Rio Grande Sun
- October 10, 2013, Sun front page
- Type: Weekly newspaper
- Format: Broadsheet
- Owner(s): El Rito Media, LLC
- Founder(s): Robert E. Trapp William J. Birkett
- Publisher: Richard Connor
- Managing editor: Jennifer Garcia
- General manager: Frank Leto
- Founded: October 1956
- Language: English
- Headquarters: Española, New Mexico
- Circulation: 12,000
- Website: riograndesun.com

= Rio Grande Sun =

Weekly newspaper in New Mexico, US

The Rio Grande Sun is a weekly newspaper located in Española, New Mexico.

== History ==
On October 4, 1956, the first issue of the Rio Grande Sun was published.

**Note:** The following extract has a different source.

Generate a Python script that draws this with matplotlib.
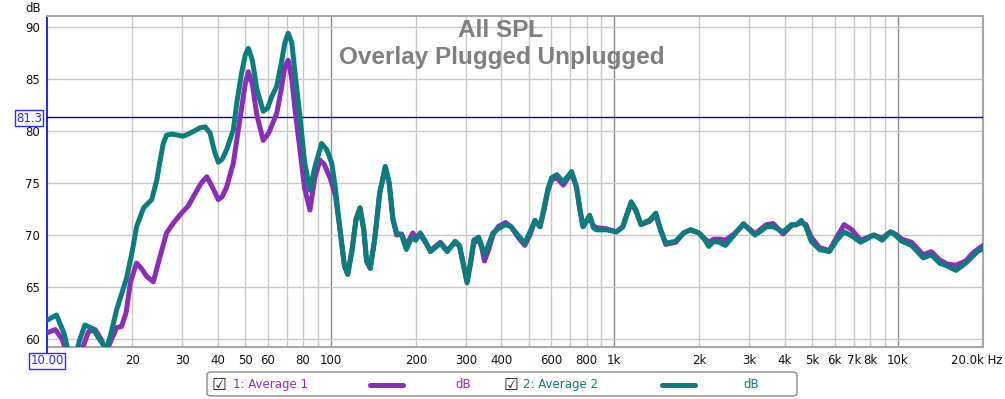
import matplotlib
matplotlib.use("Agg")
import matplotlib.pyplot as plt
from matplotlib.ticker import FixedLocator, FixedFormatter, NullLocator
from matplotlib.patches import FancyBboxPatch
from matplotlib.lines import Line2D

# ---------------- data ----------------
freq_avg2 = [10, 10.8, 11.5, 12.0, 12.5, 13.0, 13.6, 14.5, 15.3, 16.2, 16.8, 17.6, 18.4, 19.1, 20.0,
             20.7, 21.9, 23.4, 24.4, 25.0, 25.7, 26.4, 27.5, 29.0, 30.2, 31.5, 33, 34.6, 36.1, 37.6,
             39.0, 40.2, 41.5, 43.0, 45.4, 46.7, 48.5, 50.0, 51.3, 53, 55, 57.9, 60, 62, 64.6, 67,
             69, 70.9, 73, 75, 78.2, 81, 84.6, 88, 93.0, 97, 101, 104, 108, 112, 115, 119, 123, 127,
             131, 134, 138, 143, 149, 156, 161, 166, 171, 178, 185, 193, 200, 207, 215, 225, 244,
             258, 275, 285, 295, 303, 312, 320, 333, 341, 349, 360, 374, 390, 414, 433, 458, 484,
             505, 526, 548, 565, 585, 602, 628, 662, 708, 737, 757, 777, 800, 820, 845, 866, 939,
             1018, 1074, 1110, 1149, 1190, 1245, 1300, 1331, 1403, 1460, 1522, 1649, 1760, 1860,
             1990, 2080, 2158, 2248, 2350, 2470, 2650, 2860, 3000, 3142, 3300, 3450, 3640, 3946,
             4219, 4400, 4572, 4750, 4954, 5299, 5743, 6100, 6478, 6900, 7404, 8247, 8815, 9424,
             9800, 10340, 11200, 12300, 13150, 14060, 15000, 16060, 17400, 18300, 19100, 20000]
spl_avg2 = [61.8, 62.3, 60.5, 58.3, 57.8, 59.8, 61.35, 61.0, 60.0, 59.0, 60.5, 62.8, 64.5, 65.9, 68.5,
            70.8, 72.6, 73.4, 75.3, 77.0, 78.8, 79.6, 79.7, 79.6, 79.5, 79.7, 80.0, 80.3, 80.4, 79.8,
            78.0, 77.0, 77.3, 78.2, 80.1, 82.7, 85.5, 87.3, 87.95, 86.8, 84.0, 81.9, 82.2, 83.3, 84.3, 86.5,
            88.5, 89.4, 88.5, 85.5, 81.1, 77.0, 74.3, 76.5, 78.8, 78.2, 76.9, 74.5, 70.5, 67.0, 66.2, 68.5, 71.5, 72.6,
            70.5, 67.5, 66.8, 69.5, 74.0, 76.6, 75.0, 71.5, 70.2, 70.0, 68.6, 69.7, 69.5, 70.2, 69.5, 68.4, 69.2,
            68.4, 69.4, 69.0, 67.0, 65.4, 67.5, 69.5, 69.8, 69.0, 68.1, 69.0, 70.2, 70.6, 71.0, 70.8, 70.0, 69.2,
            70.3, 71.4, 70.8, 72.5, 74.5, 75.5, 75.8, 75.1, 76.1, 74.6, 72.5, 70.8, 71.4, 71.9, 70.7, 70.5, 70.5,
            70.3, 70.8, 72.0, 73.2, 72.5, 71.0, 71.3, 71.4, 72.1, 70.5, 69.2, 69.4, 70.2, 70.5,
            70.2, 69.6, 68.9, 69.4, 69.3, 69.0, 70.0, 71.1, 70.5, 70.0, 70.4, 70.8, 70.8, 70.3,
            71.0, 71.0, 71.4, 70.8, 69.4, 68.6, 68.4, 69.5, 70.3, 69.9, 69.3, 70.0, 69.5, 70.3,
            70.0, 69.4, 69.0, 67.8, 68.1, 67.3, 67.0, 66.6, 67.3, 67.9, 68.4, 68.7]

freq_avg1 = [10, 10.7, 11.3, 11.8, 12.5, 13.3, 14.0, 14.8, 15.5, 16.2, 16.9, 17.6, 18.3, 19.0, 19.7,
             20.7, 21.5, 22.5, 23.7, 24.8, 26.4, 28.0, 29.8, 31.5, 33, 35, 36.6, 38, 40.2, 41.5,
             43.0, 45.4, 47.9, 50, 51.3, 53, 55, 57.9, 60.5, 64.6, 67, 69, 70.9, 73, 75, 78.2, 81,
             84.6, 88, 91.8, 95, 99.6, 104, 108, 112, 115, 119, 123, 127, 131, 134, 138, 143, 149,
             156, 161, 166, 171, 178, 185, 195, 200, 207, 215, 225, 244, 258, 275, 285, 295, 303,
             312, 320, 333, 341, 349, 360, 374, 390, 414, 433, 458, 484, 505, 526, 548, 565, 585,
             602, 628, 662, 708, 737, 757, 777, 800, 820, 845, 866, 939, 1018, 1074, 1110, 1149,
             1190, 1245, 1300, 1331, 1403, 1460, 1522, 1649, 1760, 1860, 1990, 2080, 2158, 2248,
             2350, 2470, 2650, 2860, 3000, 3142, 3300, 3450, 3640, 3946, 4219, 4400, 4572, 4750,
             4954, 5299, 5743, 6100, 6478, 6900, 7404, 8247, 8815, 9424, 9800, 10340, 11200, 12300,
             13150, 14060, 15000, 16060, 17400, 18300, 19100, 20000]
spl_avg1 = [60.6, 60.9, 60.0, 58.5, 57.5, 59.0, 60.7, 60.9, 60.0, 58.8, 60.0, 61.1, 61.2, 62.5, 65.5,
            67.3, 66.8, 66.0, 65.5, 67.5, 70.2, 71.2, 72.1, 72.8, 73.8, 75.0, 75.6, 74.8, 73.4, 73.7,
            74.6, 76.9, 81.1, 84.5, 85.7, 84.5, 81.5, 79.1, 79.8, 81.7, 84.0, 86.2, 86.8, 85.0, 82.0, 77.9, 74.5,
            72.4, 75.5, 77.2, 76.8, 75.5, 73.8, 70.5, 67.0, 66.3, 68.5, 71.5, 72.6, 70.5, 67.5, 66.8, 69.5, 74.0,
            76.5, 75.0, 71.5, 70.0, 70.1, 69.0, 70.2, 69.8, 70.0, 69.4, 68.5, 69.3,
            68.5, 69.3, 68.9, 67.0, 65.5, 67.3, 69.2, 69.6, 68.8, 67.5, 68.5, 70.0, 70.8, 71.2, 70.8, 69.8, 69.0,
            70.0, 71.4, 70.8, 72.3, 74.3, 75.3, 75.5, 74.8, 76.0, 74.6, 72.5, 70.8, 71.3, 71.7, 70.9, 70.7, 70.6,
            70.3, 70.8, 72.0, 73.0, 72.4, 71.0, 71.2, 71.3, 71.9, 70.4, 69.1, 69.3, 70.2, 70.5,
            70.2, 69.7, 69.3, 69.6, 69.6, 69.5, 70.1, 71.0, 70.6, 70.1, 70.6, 71.0, 71.1, 70.1,
            70.9, 71.0, 71.2, 71.0, 69.8, 68.8, 68.5, 69.8, 71.0, 70.5, 69.5, 70.0, 69.7, 70.3,
            70.1, 69.6, 69.3, 68.1, 68.4, 67.6, 67.2, 67.1, 67.5, 68.2, 68.6, 69.0]

series_names = ["1: Average 1", "2: Average 2"]
series_colors = ["#8B2DB8", "#0B7D7D"]
x_grid = [20, 30, 40, 50, 60, 70, 80, 90, 100, 200, 300, 400, 500, 600, 700, 800, 900,
          1000, 2000, 3000, 4000, 5000, 6000, 7000, 8000, 9000, 10000, 20000]
x_labels = ["20", "30", "40", "50", "60", "", "80", "", "100", "200", "300", "400", "", "600", "",
            "800", "", "1k", "2k", "3k", "4k", "5k", "6k", "7k", "8k", "", "10k", ""]
last_label = "20.0k Hz"
decades = [100, 1000, 10000]
y_ticks = [60, 65, 70, 75, 80, 85, 90]
cursor_db = 81.3
cursor_hz_label = "10.00"
title_lines = ["All SPL", "Overlay Plugged Unplugged"]

# ---------------- figure ----------------
W, H = 1005, 399
fig = plt.figure(figsize=(W / 100, H / 100), dpi=100)
fig.patch.set_facecolor("white")

def fx(x):
    return x / W

def fy(y):
    return 1 - y / H

L, R, T, B = 47, 983, 16, 347
ax = fig.add_axes([fx(L), fy(B), (R - L) / W, (B - T) / H])
ax.set_xscale("log")
ax.set_xlim(10, 20000)
ax.set_ylim(59.23, 91.06)

ax.xaxis.set_major_locator(FixedLocator(x_grid))
ax.xaxis.set_major_formatter(FixedFormatter(x_labels))
ax.xaxis.set_minor_locator(NullLocator())
ax.set_yticks(y_ticks)
ax.yaxis.set_minor_locator(NullLocator())
ax.tick_params(axis="both", length=0, labelsize=8.5, colors="#111111")
ax.tick_params(axis="x", pad=5)
ax.tick_params(axis="y", pad=5)

ax.grid(True, color="#c8c8c8", linewidth=1.0)
ax.set_axisbelow(True)
for gl, f in zip(ax.get_xgridlines(), x_grid):
    if f in decades:
        gl.set_color("#8c8c8c")

for sp in ["top", "right", "bottom"]:
    ax.spines[sp].set_color("#a8a8a8")
    ax.spines[sp].set_linewidth(1.5)
ax.spines["left"].set_color("#0000ee")
ax.spines["left"].set_linewidth(1.2)

ax.axhline(cursor_db, color="#0000cc", linewidth=1.0, zorder=3)

# last x label with unit
fig.text(fx(1003), fy(361), last_label, ha="right", va="center", fontsize=8.5, color="#111111")

# title text
fig.text(fx(501), fy(37), title_lines[0], ha="center", va="baseline",
         fontsize=17.5, fontweight="bold", color="#7f7f7f", family="Liberation Sans", zorder=2)
fig.text(fx(502), fy(64), title_lines[1], ha="center", va="baseline",
         fontsize=17.5, fontweight="bold", color="#7f7f7f", family="Liberation Sans", zorder=2)

ax.plot(freq_avg1, spl_avg1, color=series_colors[0], linewidth=3.6,
        solid_joinstyle="round", solid_capstyle="round", zorder=4)
ax.plot(freq_avg2, spl_avg2, color=series_colors[1], linewidth=3.6,
        solid_joinstyle="round", solid_capstyle="round", zorder=5)

# axis unit label
fig.text(fx(33), fy(8), "dB", ha="center", va="center", fontsize=8.5, color="#111111")

# cursor boxes
fig.text(fx(29), fy(118), f"{cursor_db:.1f}", ha="center", va="center", fontsize=8.5,
         color="#2a2aff",
         bbox=dict(boxstyle="square,pad=0.12", fc="white", ec="#2a2aff", lw=1.0))
fig.add_artist(Line2D([fx(L), fx(L)], [fy(B), fy(353)], color="#0000ee", lw=1.2,
                      transform=fig.transFigure))
fig.text(fx(47), fy(361), cursor_hz_label, ha="center", va="center", fontsize=8.5,
         color="#2a2aff",
         bbox=dict(boxstyle="square,pad=0.12", fc="white", ec="#2a2aff", lw=1.0))

# legend box
leg = FancyBboxPatch((fx(207), fy(396)), fx(797) - fx(207), fy(372) - fy(396),
                     boxstyle="round,pad=0,rounding_size=0.006",
                     transform=fig.transFigure, fc="white", ec="#8a8a8a", lw=1.0)
fig.add_artist(leg)
ly = fy(384.5)
items = [
    (219, 233, 370, 403, 463),
    (511, 523, 662, 695, 751),
]
for (cbx, tx, l0, l1, dbx), name, col in zip(items, series_names, series_colors):
    fig.text(fx(cbx), ly, "\u2611", ha="center", va="center", fontsize=12, color="#222222")
    fig.text(fx(tx), ly, name, ha="left", va="center", fontsize=8.5, color=col)
    fig.add_artist(Line2D([fx(l0), fx(l1)], [ly, ly], color=col, lw=3.6,
                          solid_capstyle="round", transform=fig.transFigure))
    fig.text(fx(dbx), ly, "dB", ha="center", va="center", fontsize=8.5, color=col)

fig.savefig("out.png", dpi=100)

William J. Birkett was business manager and Robert E. Trapp was editor. In 1958, the Sun purchased and absorbed a rival paper called the Española Valley News. Trapp bought out Birkett in the early '60s and published the Sun until his death in 2014. He was succeeded by his son Robert B. Trapp. In 2022, El Rito Media, LLC acquired the paper.

== Film ==
In 2012, the newspaper was the focus of a documentary film titled The Sun Never Sets. The film was produced and directed by Ben Daitz and narrated by Bob Edwards.